Ao longo de sua história em nosso idioma, o algoz não ficou restrito a esse sentido primeiro –e, digamos, meio burocrático– de profissional encarregado de executar sentenças de morte e tortura. Passou a ser mais usado nas acepções figuradas de "indivíduo cruel, de maus instintos; atormentador, assassino" (Houaiss).

Foram essas credenciais que levaram o vocabulário do jornalismo esportivo a incorporar a palavra ao seu arsenal de metáforas violentas, até bélicas, onde já brilhavam as figuras futebolísticas do artilheiro, do matador, do tiro de meta etc.

E assim o algoz, criatura adorável, passou a ser empregado para designar o competidor que derrota outro –mais precisamente, o malvado que derrota aquele por quem a gente torce.

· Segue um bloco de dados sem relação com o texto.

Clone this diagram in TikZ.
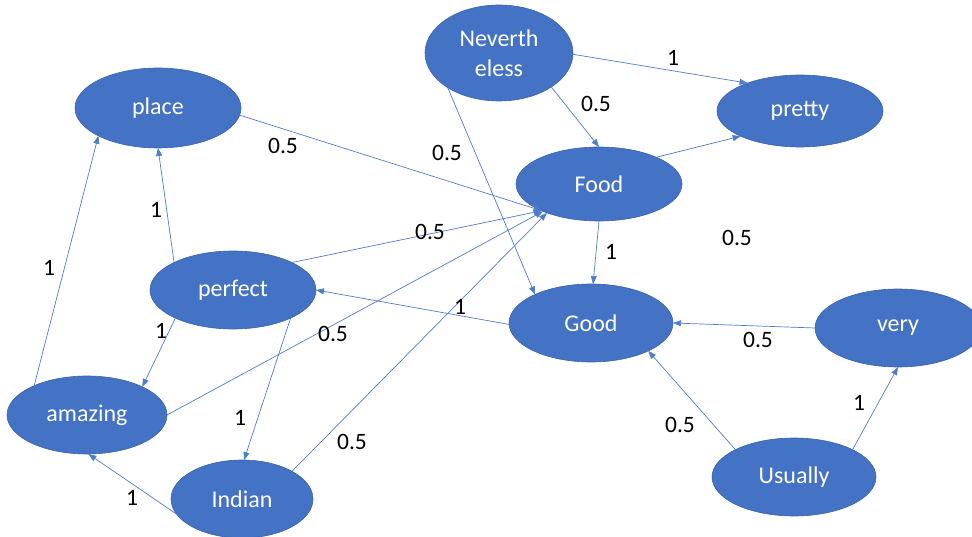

Em todas aquelas 24 ocorrências de algoz na Folha, a palavra se referia a quem havia superado um(a) atleta brasileiro(a) –quando não a uma delegação inteira que nos castigara coletivamente, como nas seis referências ao Japão como "algoz do Brasil".

Por alguma razão, quando somos nós os vencedores, a dramática metáfora que conjura um carrasco árabe com sua cimitarra afiada não costuma ser convocada para dar cores sanguinolentas ao noticiário.

A seleção feminina de futebol não foi algoz da Espanha, embora tenha lhe aplicado um chocolate fumegante, mas encontrou sua algoz na seleção americana, que a venceu por um sequinho 1 a 0. Quem quiser ver nisso um traço de coitadismo, pode.

Mas talvez nenhum uso de algoz tenha sido mais marcante, garantindo um lugar de honra para a palavra no vocabulário de 2024, do que aquele feito por Vinicius Jr. em seu tuíte histórico de 10 de junho.

Repercutindo a condenação inédita de três torcedores do clube Valencia a oito meses de prisão por insultos raciais a ele, o craque escreveu: "Não sou vítima de racismo. Eu sou algoz de racistas". Aí sim.